Cuda-memcheck error that I cannot figure out

I’ll try to keep the situation as simple as possible, two fortran subroutines, one is called from within a kernel, using PGI 20.4

SUBROUTINE SUB1

!$acc routine(sub2) vector

!$acc update device(…)

!$acc parallel loop independent
DO I = 1,10
CALL SUB2
END DO

END SUBROUTINE SUB1

SUBROUTINE SUB2

INTEGER :: I, N
REAL, DIMENSION(1000) :: AA, BB, CC
REAL :: MAG

!$acc routine(sub2) vector

N = 50 ! Some value computed earlier in routine, set to 50 here

!$acc loop seq
DO I = 1,N
AA(I) = …
BB(I) = …
CC(I) = …
END DO

!$acc loop seq
DO I = 1,N
MAG = SQRT(AA(I)*AA(I) + BB(I)*BB(I) + CC(I)*CC(I))
END DO

END SUBROUTINE SUB2

If I comment out the line that sets MAG, then I get zero cuda-memcheck errors. If I uncomment the line that sets MAG, then cuda-memcheck gives me this:

========= CUDA-MEMCHECK
========= Invalid global write of size 8
========= at 0x000029b8 in sub2_
========= by thread (0,0,0) in block (51,0,0)
========= Address 0x00000000 is out of bounds
========= Device Frame:sub1_709_gpu (sub1_709_gpu : 0x458)

A bounds error doesn’t make sense to me since the second loop has exactly the same bounds as the previous loop.

Any help appreciated.

One thing that doesn’t quite make sense is that the error occurs in block 51. Since the OpenACC gang will map to a block, and the gang loop has a trip count of 10, I’m not understanding why there are 51 blocks.

My initial thought is that it’s a stack overflow due to the size of the local arrays but not sure. What happens to you make these smaller? And/Or try increasing the stack size via the environment variable “NV_ACC_CUDA_STACKSIZE=64MB”.

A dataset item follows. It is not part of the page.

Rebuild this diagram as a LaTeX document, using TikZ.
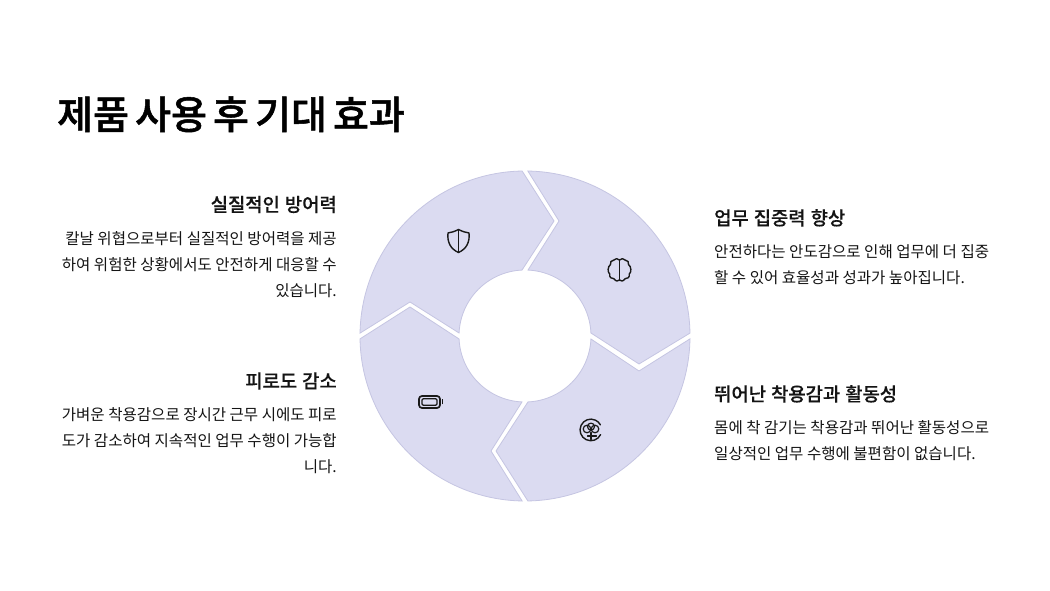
\documentclass[tikz,border=0pt]{standalone}
\usepackage{fontspec}
\setmainfont{Noto Sans CJK KR}
\newfontfamily\krmed[FakeBold=0.25]{Noto Sans CJK KR Medium}
\newfontfamily\krtitle[FakeBold=1.3]{Noto Sans CJK KR Medium}
\newfontfamily\krreg{Noto Sans CJK KR}
\newcommand\tightsp{\spaceskip=5pt\relax}
\newcommand\titlesp{\spaceskip=6.2pt\relax}
\definecolor{segfill}{HTML}{DBDBF1}
\definecolor{segline}{HTML}{C5C5E2}
\definecolor{ink}{HTML}{141414}
\tikzset{
  seg/.style={fill=segfill,draw=segline,line width=0.8pt,line join=miter},
  icon/.style={draw=black!90,line width=1.4pt,line join=round,line cap=round},
  head/.style={inner sep=0pt,text=ink,font=\krmed\fontsize{18.8}{24}\selectfont\tightsp},
  bodyR/.style={inner sep=0pt,text=ink,align=right,font=\krreg\fontsize{15.55}{26}\selectfont},
  bodyL/.style={inner sep=0pt,text=ink,align=left,font=\krreg\fontsize{15.55}{26}\selectfont},
}
\begin{document}
\begin{tikzpicture}[x=1pt,y=1pt]
\useasboundingbox (0,0) rectangle (1050,591);
\fill[white] (0,0) rectangle (1050,591);
\coordinate (C) at (525,255);
% segments
\draw[seg] ([shift={(179:165)}]C) arc[start angle=179,end angle=91,radius=165] -- (554,370) -- ([shift={(92.6:66)}]C) arc[start angle=92.6,end angle=177.4,radius=66] -- (410,289) -- cycle;
\draw[seg] ([shift={(89:165)}]C) arc[start angle=89,end angle=1,radius=165] -- (639,227) -- ([shift={(2.6:66)}]C) arc[start angle=2.6,end angle=87.4,radius=66] -- (559,370) -- cycle;
\draw[seg] ([shift={(-1:165)}]C) arc[start angle=-1,end angle=-89,radius=165] -- (496,140) -- ([shift={(-87.4:66)}]C) arc[start angle=-87.4,end angle=-2.6,radius=66] -- (639,220) -- cycle;
\draw[seg] ([shift={(181:165)}]C) arc[start angle=181,end angle=269,radius=165] -- (491,140) -- ([shift={(267.4:66)}]C) arc[start angle=267.4,end angle=182.6,radius=66] -- (410,284) -- cycle;
% shield
\begin{scope}[shift={(458.5,350)}]
\draw[icon] (0,11.5) .. controls (4,9.5) and (7,8.5) .. (10.5,8) .. controls (11.5,-1) and (8,-8) .. (0,-11.5) .. controls (-8,-8) and (-11.5,-1) .. (-10.5,8) .. controls (-7,8.5) and (-4,9.5) .. (0,11.5) -- cycle;
\draw[icon] (0,11.5) -- (0,-11.5);
\end{scope}
% brain
\begin{scope}[shift={(619.5,321)}]
\draw[icon] (0,-10.5) -- (0,10);
\draw[icon] (0,10) .. controls (-1.5,11.8) and (-4.5,11.8) .. (-5.5,10) .. controls (-8.5,10) and (-9.5,7.5) .. (-9,5.5) .. controls (-12,3.5) and (-12,-2.5) .. (-9.8,-4) .. controls (-10.5,-7.5) and (-7.5,-9) .. (-5.5,-8.8) .. controls (-4,-11.5) and (-1,-11.5) .. (0,-10);
\draw[icon] (0,10) .. controls (1.5,11.8) and (4.5,11.8) .. (5.5,10) .. controls (8.5,10) and (9.5,7.5) .. (9,5.5) .. controls (12,3.5) and (12,-2.5) .. (9.8,-4) .. controls (10.5,-7.5) and (7.5,-9) .. (5.5,-8.8) .. controls (4,-11.5) and (1,-11.5) .. (0,-10);
\end{scope}
% battery
\begin{scope}[shift={(429.5,189)}]
\draw[icon,rounded corners=3pt,line width=1.7pt] (-10.5,-6) rectangle (10.5,6);
\draw[icon,rounded corners=1.2pt,line width=1.3pt] (-7.5,-3.2) rectangle (7.5,3.2);
\draw[icon,line width=1.4pt,line cap=butt] (13,-2.5) -- (13,2.5);
\end{scope}
% tree in circle
\begin{scope}[shift={(591,161)}]
\draw[icon] (9.6,-4.6) arc[start angle=-25.6,end angle=-332,radius=10.8];
\draw[icon,line width=1.2pt] (-4,1) circle[radius=3.8];
\draw[icon,line width=1.2pt] (4,1) circle[radius=3.8];
\draw[icon,line width=1.2pt] (0,3.4) circle[radius=3.5];
\draw[icon,line width=1.2pt] (0,-2.5) -- (0,-9.5);
\draw[icon,line width=1.2pt] (-3.5,-6) -- (5.5,-6);
\end{scope}
% title
\node[anchor=base west,inner sep=0pt,text=black,font=\krtitle\fontsize{39}{44}\selectfont\titlesp] (title) at (57,462) {제품 사용 후 기대 효과};
% left
\node[head,anchor=base east] (h1) at (337,379.5) {실질적인 방어력};
\node[bodyR,anchor=north east] (b1) at (337,360) {칼날 위협으로부터 실질적인 방어력을 제공\\하여 위험한 상황에서도 안전하게 대응할 수\\있습니다.};
\node[head,anchor=base east] (h4) at (337,203) {피로도 감소};
\node[bodyR,anchor=north east] (b4) at (337,183.5) {가벼운 착용감으로 장시간 근무 시에도 피로\\도가 감소하여 지속적인 업무 수행이 가능합\\니다.};
% right
\node[head,anchor=base west] (h2) at (714,366) {업무 집중력 향상};
\node[bodyL,anchor=north west] (b2) at (714,347) {안전하다는 안도감으로 인해 업무에 더 집중\\할 수 있어 효율성과 성과가 높아집니다.};
\node[head,anchor=base west] (h3) at (714,190) {뛰어난 착용감과 활동성};
\node[bodyL,anchor=north west] (b3) at (714,171) {몸에 착 감기는 착용감과 뛰어난 활동성으로\\일상적인 업무 수행에 불편함이 없습니다.};
\end{tikzpicture}
\end{document}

If that’s not it, can you provide a complete small reproducer? That would make it easier to determine the issue.

-Mat

Thanks for the advice. Reducing the size of the local arrays did make the error go away, although NV_ACC_CUDA_STACKSIZE didn’t seem to do anything. Does that environment variable work with PGI v.20.4 executables?

Does that environment variable work with PGI v.20.4 executables?

Sorry, I missed that you are using a PGI branded version which doesn’t recognize the “NV” prefix. With 20.4 it will use the “PGI” prefix, i,e, “PGI_ACC_CUDA_STACKSIZE”. The PGI prefix can be used with the new NVHPC branded compilers as well, but is deprecated.

Note that the CUDA Stacksize does have a hard limit (I believe it’s 64MB but 100% sure) so still could fail.